I’m entering  the Iron Foodie Contest (from the Foodie Blogroll) and these are my submission Q/A’s!  I’ll let everyone know If I’m selected on November 10th!  Keep your fingers crossed!

Why do you want to compete in this challenge?

I want to compete because I LOVE a good competition!  I’ve never competed in a food challenge before but often find my self day- dreaming of being on Chopped, The Next Food Network Star, Top Chef or Iron Chef.  I was so excited to see this challenge in my inbox and have been pondering these questions ever since.  I’m ready for this challenge and would love to show the blogosphere what I’ve got!  You won’t be disappointed!

Limitations of time/space notwithstanding, whose kitchen would you like to spend the day in & why?
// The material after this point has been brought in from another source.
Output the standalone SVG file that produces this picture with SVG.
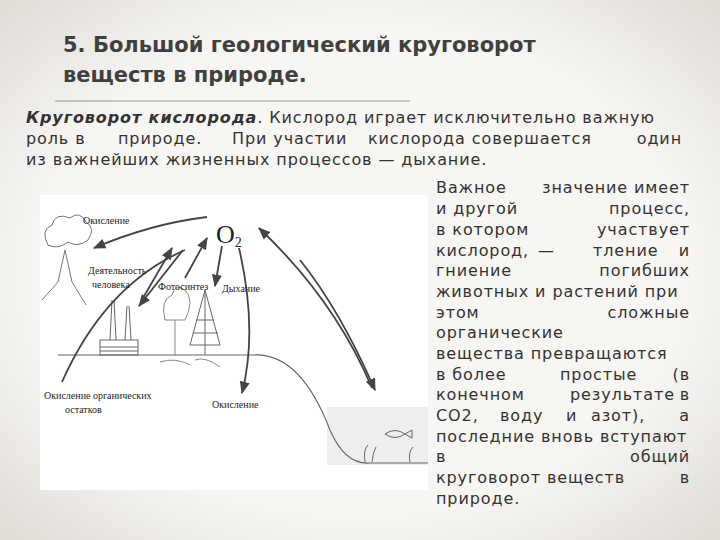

Julia Child, Thomas Keller, Ferran Adria, James Beard, Marie-Antoine Careme, or The Swedish Chef?

I would like to spend the day with Thomas Keller, his tastings are amazing!  I’ve always been envious of him, the fact that he can create these journeys of emotion through these delicate tastings.  He never uses the same ingredient over in one of his 9 course tasting menus… every bite is truly unique!  I would love to let all my senses loose in the French Laundry Kitchen for a day!

What morsel are you most likely to swipe from family & friends’ plates when they aren’t looking?

Probably a bite of garlic smashed potatoes or that lonesome little homemade tortellini/pizza crust that was so sadly forgotten about… pretty much any carbohydrate  🙂

Sum your childhood up in one meal.

Homemade Beef Stronganoff with and side of Spinach Au-gratin and Au-gratin Potatoes (from a box)… oh can’t forget the Pillsbury Crescent Rolls (that was my job, I loved popping the can) – cooked by non other than my Dad 🙂

The one mainstream food you can’t stand?

I cannot stand the pre-marinated fajitas or tenderloins (or really any pre-marinated meats for that matter)- the one’s that are pre-packaged at the grocery store!  They have tons of weird chemical solutions in them and they make the meats taste VERY strange and in result they have a very unnatural texture…. Marinate and tenderize it yourself!